I might have killed something today and it might be my career. The thing is; if I did it really needed to die.
I’m getting blamed for other people’s screw ups, and I reached my limit. I reported it all the way up the command chain, and told HR; “I don’t want to quit, but I cannot work under these conditions.”
It all comes down to Outlook calendar. Our division manager uses outlook schedules, and wants us to as well. What that really means is that she will verbally abuse us if we don’t. Yesterday she accused us of fraud for not keeping accurate outlook schedules. Then today I’m getting blamed for something way above my pay grade. I’m fine solving upper level problems, but you better give me the backing to solve them. As such, I turned her and her whole crooked scheme in. I may or may not have a job after this, but then again it might be her as well, or her alone.
Suddenly there was no need to hold back, to say the right things, to try and preserve anything because it was already over the edge; she communicated quite clearly that I could not have an independent thought or action under her rule. Hence, either I topple her or find someone else to supervise me. It feels quite similar to when I walked out of my first marriage. On one hand it hurts because I’m killing something I love.
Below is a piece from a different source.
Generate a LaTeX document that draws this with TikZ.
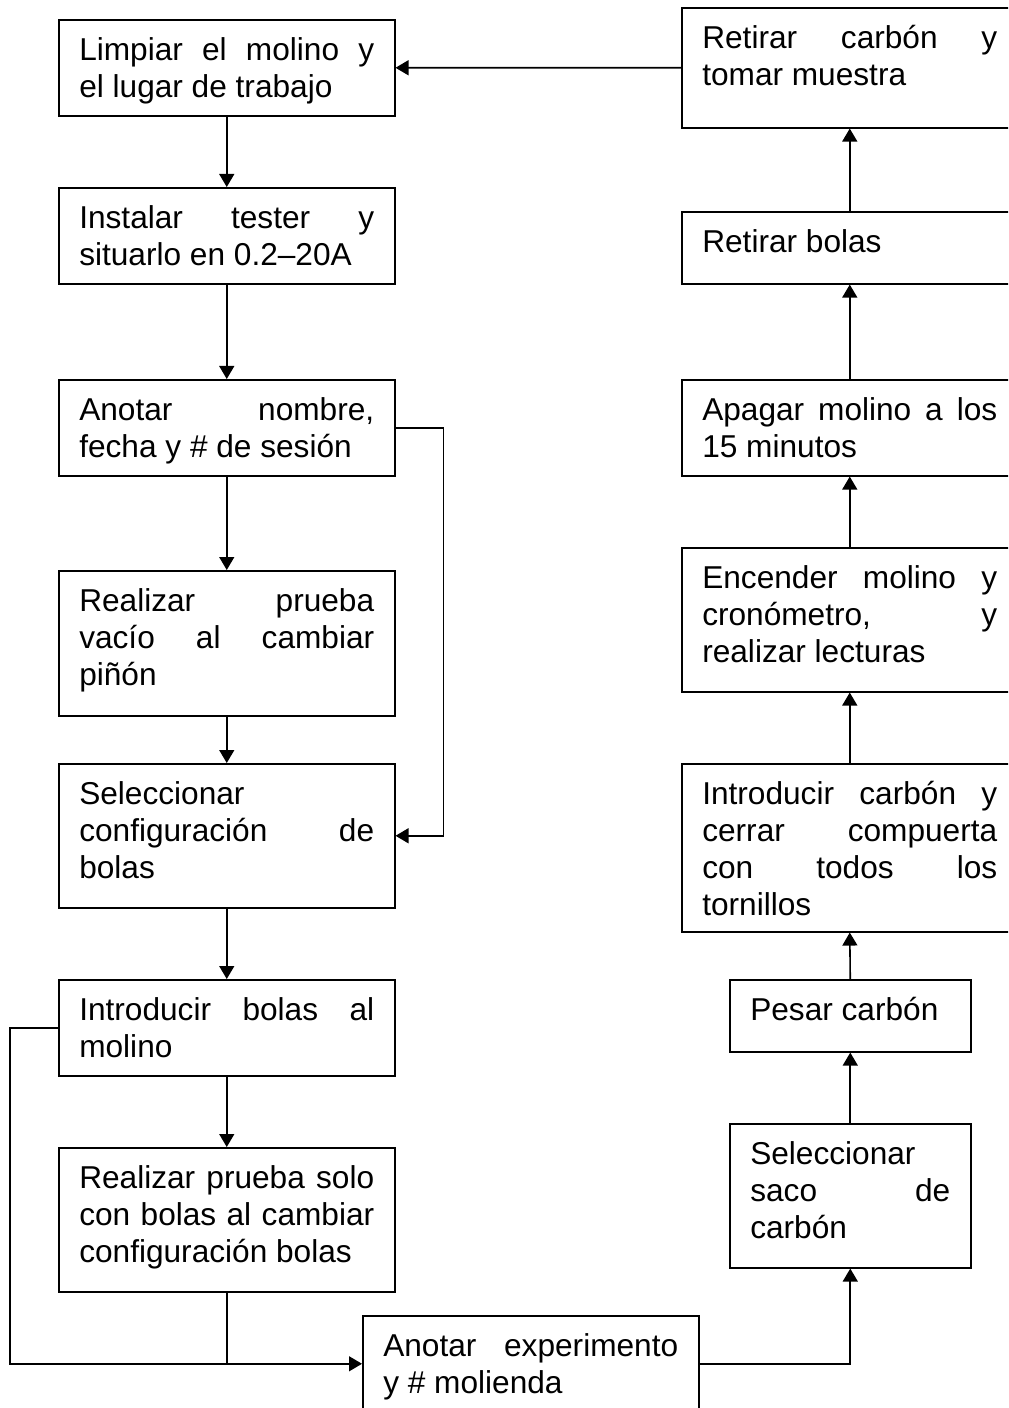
\documentclass[tikz,border=0pt]{standalone}
\usepackage{fontspec}
\setmainfont{Liberation Sans}
\usetikzlibrary{arrows.meta}
\newcommand{\steptxt}[3][5.9cm]{\parbox[t][#2][t]{#1}{\rule{0pt}{1em}#3}}

\begin{document}
\begin{tikzpicture}[x=0.02cm,y=-0.02cm,line width=0.9pt,
  stepbox/.style={draw,anchor=north west,inner xsep=0.41cm,inner ysep=0.19cm,
    font=\fontsize{18pt}{20.9pt}\selectfont},
  flow/.style={-{Triangle[length=7.4pt,width=8.5pt]}}]
\useasboundingbox (0,0) rectangle (1008,1408);
\clip (0,0) rectangle (1008,1408);

\node[stepbox] (limpiar) at (58,19) {\steptxt{1.54cm}{Limpiar el molino y\linebreak el lugar de trabajo}};
\node[stepbox] (tester) at (58,187) {\steptxt{1.54cm}{Instalar tester y\linebreak situarlo en 0.2--20A}};
\node[stepbox] (sesion) at (58,379) {\steptxt{1.54cm}{Anotar nombre,\linebreak fecha y \# de sesión}};
\node[stepbox] (vacio) at (58,570) {\steptxt{2.52cm}{Realizar prueba\linebreak vacío al cambiar\linebreak piñón}};
\node[stepbox] (config) at (58,763) {\steptxt{2.50cm}{Seleccionar\newline configuración de\linebreak bolas}};
\node[stepbox] (bolas) at (58,979) {\steptxt{1.54cm}{Introducir bolas al\linebreak molino}};
\node[stepbox] (soloBolas) at (58,1147) {\steptxt{2.50cm}{Realizar prueba solo\linebreak con bolas al cambiar\linebreak configuración bolas}};
\node[stepbox] (experimento) at (362,1315) {\steptxt{1.54cm}{Anotar experimento\linebreak y \# molienda}};

\node[stepbox] (muestra) at (681,7) {\steptxt{2.02cm}{Retirar carbón y\linebreak tomar muestra}};
\node[stepbox] (retBolas) at (681,211) {\steptxt{1.06cm}{Retirar bolas}};
\node[stepbox] (apagar) at (681,379) {\steptxt{1.54cm}{Apagar molino a los\linebreak 15 minutos}};
\node[stepbox] (encender) at (681,547) {\steptxt{2.50cm}{Encender molino y\linebreak cronómetro, y\linebreak realizar lecturas}};
\node[stepbox] (carbon) at (681,763) {\steptxt{2.98cm}{Introducir carbón y\linebreak cerrar compuerta\linebreak con todos los\linebreak tornillos}};
\node[stepbox] (pesar) at (729,979) {\steptxt[4.0cm]{1.06cm}{Pesar carbón}};
\node[stepbox] (saco) at (729,1123) {\steptxt[4.0cm]{2.50cm}{Seleccionar\newline saco de\linebreak carbón}};

\draw[flow] (limpiar.south) -- (tester.north);
\draw[flow] (tester.south) -- (sesion.north);
\draw[flow] (sesion.south) -- (vacio.north);
\draw[flow] (vacio.south) -- (config.north);
\draw[flow] (config.south) -- (bolas.north);
\draw[flow] (bolas.south) -- (soloBolas.north);
\draw[flow] (sesion.east) -- ++(48,0) |- (config.east);
\draw[flow] (bolas.west) -- ++(-48,0) |- (experimento.west);
\draw (soloBolas.south) -- (soloBolas.south |- experimento.west);

\draw[flow] (experimento.east) -| (saco.south);
\draw[flow] (saco.north) -- (pesar.south);
\draw[flow] (pesar.north) -- (carbon.south);
\draw[flow] (carbon.north) -- (encender.south);
\draw[flow] (encender.north) -- (apagar.south);
\draw[flow] (apagar.north) -- (retBolas.south);
\draw[flow] (retBolas.north) -- (muestra.south);
\draw[flow] (muestra.west) -- (limpiar.east);
\end{tikzpicture}
\end{document}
On the other hand, I’ve been trying so hard to try a peaceful resolution, it feels GOOD to hurt someone. How sick is that? I’ve run out of care, out of passion and out of empathy. I tried my best, today I found out my boss had been bragging about my work to people above her. Huh, that’s not how she treated me.
Eventually what happened was I started asking myself if I deserved to be constantly insulted by my supervisor… and I decided that I don’t. Take whatever you want, I don’t care anymore, not enough to put up with this. So, complaints made to appropriate entities and it is unclear what will happen from there. The point is; either we move forward or we decay, and I’m done decaying.